Of the eight extra tracks, five are co-writes with husband Jeremy Ivey and three are covers.
“Goin’ to the Country” the first of the co-writes is somewhat more Countrified than the body of the original release, featuring fiddle and banjo – it’s not too difficult to see why it didn’t fit into the original release in that way, which had more of a Fleetwood Mac vibe.
Next up, “Long Live the King” is a soulful homage to both Elvis Presley and Martin Luther King that had a single release recently.
Lyrically it’s a bit unsophisticated and despite a lovely Memphis horn backing, it’s fairly clear why it didn’t make the cut as part of the album – it’s very much a one-off, not quite, but almost a ‘novelty song’.
First cover is Lesley Gore’s “You Don’t Own Me” – Whitney Rose has been covering this in her set for a few years – and Price’s version is a bit more emotionally controlled than Whitney’s; both vocally and in terms of the backing.
Back to the Price/Ivey co-writes; “Hitman” is a gentle Latin flavoured tune that bizarrely reminds me of something off Altered Images’ “Bite” album – that was almost certainly not what Margo had in mind when she wrote it I presume.
Price has sometimes been compared to Bobbie Gentry in the past; and it’s an interesting listen to hear Price’s take on Gentry’s “He Made a Woman Out of Me”.
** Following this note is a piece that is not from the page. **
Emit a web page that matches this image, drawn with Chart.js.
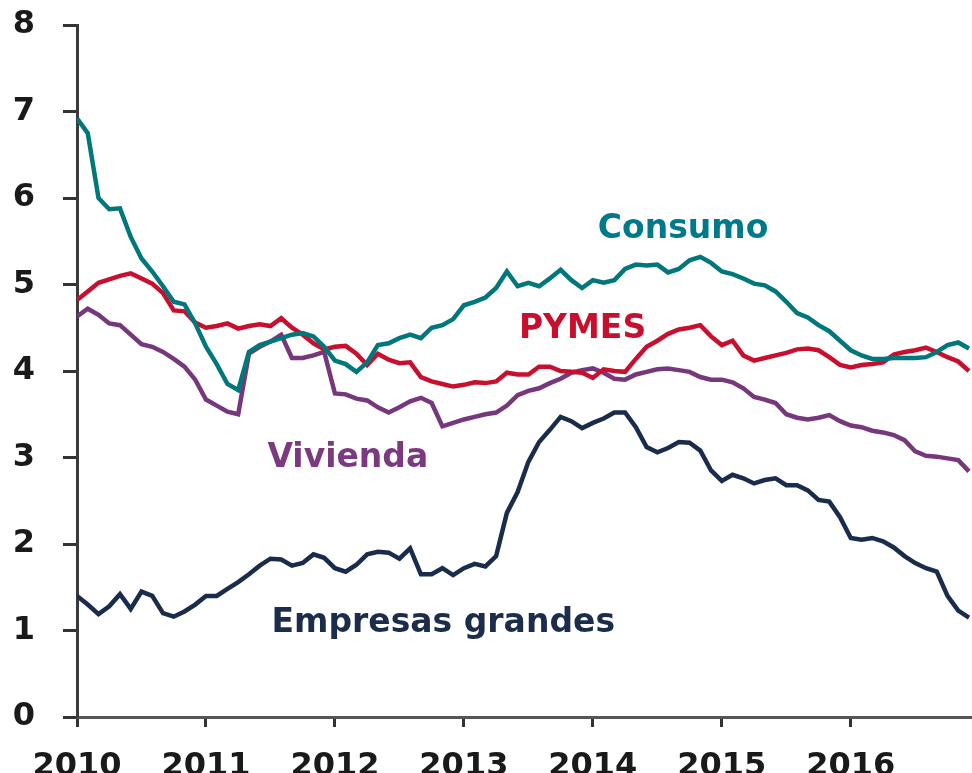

Country-soul organ and a scorching vocal make this one of the highlights of these bonus takes to my ears. T
he Ivey/Price song “Later On” features The Band of Heathens and Nicki Bluhm, yet sounds less full than its list of participants suggests, being an uncluttered drum/piano/bass and backing vocal, laid-back affair that sounds more West Coast than the other tracks it finds itself amongst – and more than any of the bonus tracks, might have squeezed into the original release.
Back to the covers and “You’re No Good” is the song that most will probably know from the Dee Dee Warwick and Linda Ronstadt versions.
Price’s take is a competent, gritty Country-Soul run-through, before the final bonus track, “Better Than Nothin’” a catchy brisk waltz.
Taken individually and as a whole, it’s quite clear to see and hear the reasons why these extra tracks weren’t suited to the original release – stylistically and musically they all have merit though; and provide a pot-pourri of extras to fans of Margo Price and add great value for anyone who didn’t buy the album first time around.
Margo Price’s first book, Maybe We’ll Make It: A Memoir, will be released on October 4th, 2022, by the University of Texas Press. “It’s a love story about loyalty, loss, grief and forgiveness,” says Price. “It’s about finding freedom from substance abuse and addiction and fighting for the freedom to be myself in the music business.”